__SOURCE DATA__
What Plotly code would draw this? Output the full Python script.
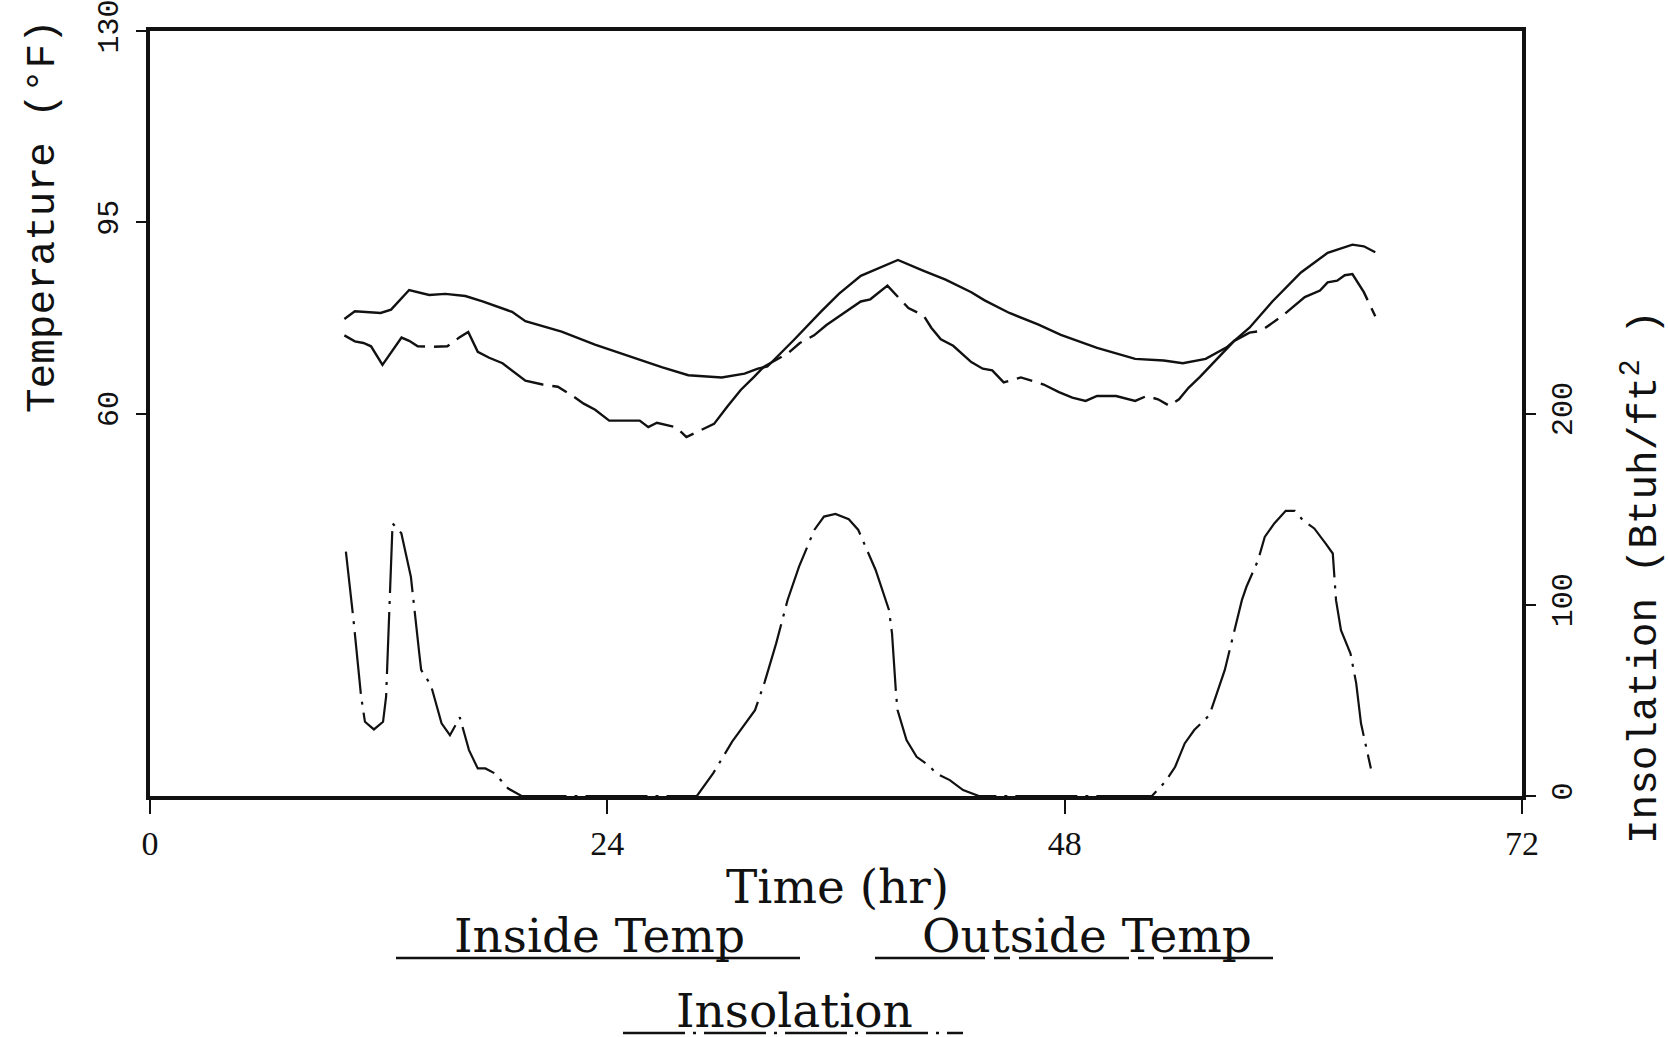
import plotly.graph_objects as go

# ---------------- data ----------------
inside_t = [10.2, 10.75, 12.1, 12.65, 13.6, 14.65, 15.5, 16.55, 17.45, 19.0, 19.7, 21.6, 23.35, 25.1,
            26.85, 28.25, 30.0, 31.2, 31.9, 32.4, 33.8, 35.2, 36.15, 37.3, 39.25, 40.6, 41.75, 43.1,
            43.8, 45.1, 46.6, 47.8, 49.7, 51.7, 53.2, 54.2, 55.4, 56.5, 57.7, 58.9, 60.4, 61.8, 63.1,
            63.7, 64.3]
inside_temp = [77.3, 78.7, 78.4, 79.0, 82.6, 81.7, 81.9, 81.5, 80.5, 78.6, 76.9, 75.0, 72.6, 70.5,
               68.5, 67.0, 66.6, 67.3, 68.2, 68.6, 73.5, 78.6, 81.9, 85.2, 88.1, 86.1, 84.5, 82.2,
               80.7, 78.4, 76.3, 74.4, 72.0, 70.0, 69.7, 69.2, 70.0, 72.1, 75.7, 80.5, 85.8, 89.4, 90.9,
               90.6, 89.5]

outside_t = [10.2, 10.75, 11.2, 11.6, 12.2, 13.2, 13.6, 14.05, 14.8, 15.6, 16.23, 16.7, 17.2, 17.8,
             18.5, 19.0, 19.7, 20.6, 21.4, 22.1, 22.76, 23.36, 24.1, 25.7, 26.15, 26.6, 27.6, 28.15,
             28.85, 29.6, 30.3, 31.0, 31.7, 32.2, 33.5, 34.1, 34.85, 35.5, 36.3, 37.3, 37.8, 38.7,
             39.8, 40.6, 41.0, 41.5, 42.15, 43.1, 43.7, 44.2, 44.8, 45.7, 46.9, 47.7, 48.4, 49.1,
             49.7, 50.7, 51.7, 52.3, 52.9, 53.5, 54.0, 54.5, 55.1, 56.9, 57.7, 58.3, 59.4, 60.0,
             60.6, 61.4, 61.8, 62.3, 62.7, 63.1, 63.7, 64.3]
outside_temp = [74.3, 73.2, 72.9, 72.3, 68.9, 73.9, 73.3, 72.3, 72.2, 72.3, 73.9, 74.9, 71.3, 70.2,
                69.2, 67.9, 66.0, 65.3, 64.9, 63.4, 61.8, 60.7, 58.7, 58.7, 57.5, 58.3, 57.5, 55.7,
                56.9, 58.1, 61.3, 64.3, 66.7, 68.5, 71.1, 72.9, 74.3, 76.2, 78.1, 80.5, 80.9, 83.4,
                79.3, 77.9, 75.7, 73.6, 72.4, 69.4, 68.2, 67.9, 65.7, 66.6, 65.3, 63.9, 62.9, 62.3,
                63.2, 63.2, 62.3, 63.2, 62.6, 61.4, 62.6, 64.7, 66.7, 73.3, 74.8, 75.1, 77.8, 79.6,
                81.3, 82.5, 84.0, 84.3, 85.3, 85.5, 82.2, 77.8]

insol_t = [10.28, 10.68, 11.08, 11.28, 11.75, 12.23, 12.39, 12.53, 12.73, 13.19, 13.49, 13.69, 14.13,
           14.23, 14.74, 15.3, 15.74, 16.26, 16.74, 16.94, 17.2, 17.6, 18.1, 18.8, 19.41, 19.5,
           28.7, 29.55, 30.55, 31.75, 32.26, 32.86, 33.46, 34.06, 34.86, 35.37, 35.97, 36.67, 37.17,
           37.57, 38.08, 38.78, 38.94, 39.15, 39.23, 39.7, 40.23, 40.84, 41.27, 41.97, 42.67, 43.36,
           43.5, 52.58, 53.28, 53.8, 54.3, 54.8, 55.6, 56.4, 57.3, 57.54, 58.15, 58.5, 59.0, 59.6,
           60.07, 60.5, 61.1, 61.7, 62.07, 62.24, 62.5, 63.0, 63.3, 63.55, 64.07]
insolation = [127.8, 92.0, 51.9, 38.8, 34.8, 38.8, 51.9, 92.9, 142.6, 137.4, 123.4, 114.7, 74.6,
              65.9, 58.0, 38.0, 31.8, 41.1, 24.0, 19.6, 14.4, 14.4, 11.8, 3.9, 0.5, 0.0,
              0.0, 11.8, 28.4, 44.9, 59.7, 79.8, 102.5, 119.9, 139.1, 146.1, 147.5, 144.7, 139.1,
              129.5, 118.2, 97.3, 85.0, 53.6, 44.9, 29.3, 20.5, 16.2, 11.8, 8.3, 3.1, 0.5,
              0.0, 0.0, 7.5, 15.3, 27.5, 34.5, 42.3, 65.8, 102.4, 109.4, 123.3, 135.5, 142.5, 149.1,
              149.1, 144.2, 139.9, 132.0, 126.8, 102.4, 86.7, 74.5, 58.9, 38.0, 14.4]

x_ticks = [0, 24, 48, 72]
temp_ticks = [60, 95, 130]
insol_ticks = [0, 100, 200]

# ---------------- styling ----------------
W, H = 1669, 1037
L, R, T, B = 150, 1522, 31, 796
INK = "#111111"
OUT_DASH = "110px,9px,16px,9px"
INS_DASH = "62px,8px,3px,8px"
SERIF = "DejaVu Serif"
MONO = "Liberation Mono"


def px(x):
    return (x - L) / (R - L)


def py(y):
    return (B - y) / (B - T)


fig = go.Figure()
fig.add_trace(go.Scatter(x=inside_t, y=inside_temp, mode="lines", name="Inside Temp",
                         line=dict(color=INK, width=2.4)))
fig.add_trace(go.Scatter(x=outside_t, y=outside_temp, mode="lines", name="Outside Temp",
                         line=dict(color=INK, width=2.4, dash=OUT_DASH)))
fig.add_trace(go.Scatter(x=insol_t, y=insolation, mode="lines", name="Insolation", yaxis="y2",
                         line=dict(color=INK, width=2.2, dash=INS_DASH)))

fig.update_layout(
    width=W, height=H,
    margin=dict(l=L, r=W - R, t=T, b=H - B, pad=0, autoexpand=False),
    paper_bgcolor="white", plot_bgcolor="white",
    showlegend=False,
    xaxis=dict(range=[0, 72], tickvals=x_ticks, ticktext=[str(v) for v in x_ticks],
               ticks="outside", ticklen=14, tickwidth=2, tickcolor=INK,
               showline=True, linewidth=4, linecolor=INK, mirror=True,
               showgrid=False, zeroline=False, ticklabeloverflow="allow", automargin=False,
               tickfont=dict(family="Liberation Serif", size=34, color=INK)),
    yaxis=dict(range=[-10, 130], tickvals=temp_ticks, ticktext=[str(v) for v in temp_ticks],
               ticks="outside", ticklen=10, tickwidth=1.5, tickcolor=INK, tickangle=-90,
               ticklabelstandoff=6, ticklabeloverflow="allow", automargin=False,
               showline=True, linewidth=4, linecolor=INK, mirror=True,
               showgrid=False, zeroline=False,
               tickfont=dict(family=MONO, size=30, color=INK)),
    yaxis2=dict(range=[0, 400], tickvals=insol_ticks, ticktext=[str(v) for v in insol_ticks],
                overlaying="y", side="right", ticklabeloverflow="allow", automargin=False,
                ticks="outside", ticklen=10, tickwidth=1.5, tickcolor=INK, tickangle=-90,
                showline=True, linewidth=4, linecolor=INK,
                showgrid=False, zeroline=False,
                tickfont=dict(family=MONO, size=30, color=INK)),
)

annotations = [
    dict(text="Temperature (°F)", x=px(43), y=py(216), textangle=-90,
         font=dict(family=MONO, size=41, color=INK)),
    dict(text="Insolation (Btuh/ft<sup>2</sup> )", x=px(1641), y=py(577), textangle=-90,
         font=dict(family=MONO, size=41, color=INK)),
    dict(text="Time (hr)", x=px(837), y=py(886),
         font=dict(family=SERIF, size=47, color=INK)),
    dict(text="Inside Temp", x=px(599), y=py(935),
         font=dict(family=SERIF, size=47, color=INK)),
    dict(text="Outside Temp", x=px(1087), y=py(935),
         font=dict(family=SERIF, size=47, color=INK)),
    dict(text="Insolation", x=px(794), y=py(1011),
         font=dict(family=SERIF, size=47, color=INK)),
]
for a in annotations:
    a.update(xref="paper", yref="paper", showarrow=False, xanchor="center", yanchor="middle")
fig.update_layout(annotations=annotations)

underlines = [
    (396, 800, 958, "solid"),
    (875, 1273, 958, OUT_DASH),
    (623, 963, 1033, INS_DASH),
]
for x0, x1, yy, d in underlines:
    fig.add_shape(type="line", xref="paper", yref="paper",
                  x0=px(x0), x1=px(x1), y0=py(yy), y1=py(yy),
                  line=dict(color=INK, width=2.4, dash=d))

fig.write_html("out.html")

__CHALLENGE__
Reproduce only the lines from the beginning of the data through the line that contains "90.6, 89.5]", both included, and please drop the pictures.

__OUTPUT__
What Plotly code would draw this? Output the full Python script.
import plotly.graph_objects as go

# ---------------- data ----------------
inside_t = [10.2, 10.75, 12.1, 12.65, 13.6, 14.65, 15.5, 16.55, 17.45, 19.0, 19.7, 21.6, 23.35, 25.1,
            26.85, 28.25, 30.0, 31.2, 31.9, 32.4, 33.8, 35.2, 36.15, 37.3, 39.25, 40.6, 41.75, 43.1,
            43.8, 45.1, 46.6, 47.8, 49.7, 51.7, 53.2, 54.2, 55.4, 56.5, 57.7, 58.9, 60.4, 61.8, 63.1,
            63.7, 64.3]
inside_temp = [77.3, 78.7, 78.4, 79.0, 82.6, 81.7, 81.9, 81.5, 80.5, 78.6, 76.9, 75.0, 72.6, 70.5,
               68.5, 67.0, 66.6, 67.3, 68.2, 68.6, 73.5, 78.6, 81.9, 85.2, 88.1, 86.1, 84.5, 82.2,
               80.7, 78.4, 76.3, 74.4, 72.0, 70.0, 69.7, 69.2, 70.0, 72.1, 75.7, 80.5, 85.8, 89.4, 90.9,
               90.6, 89.5]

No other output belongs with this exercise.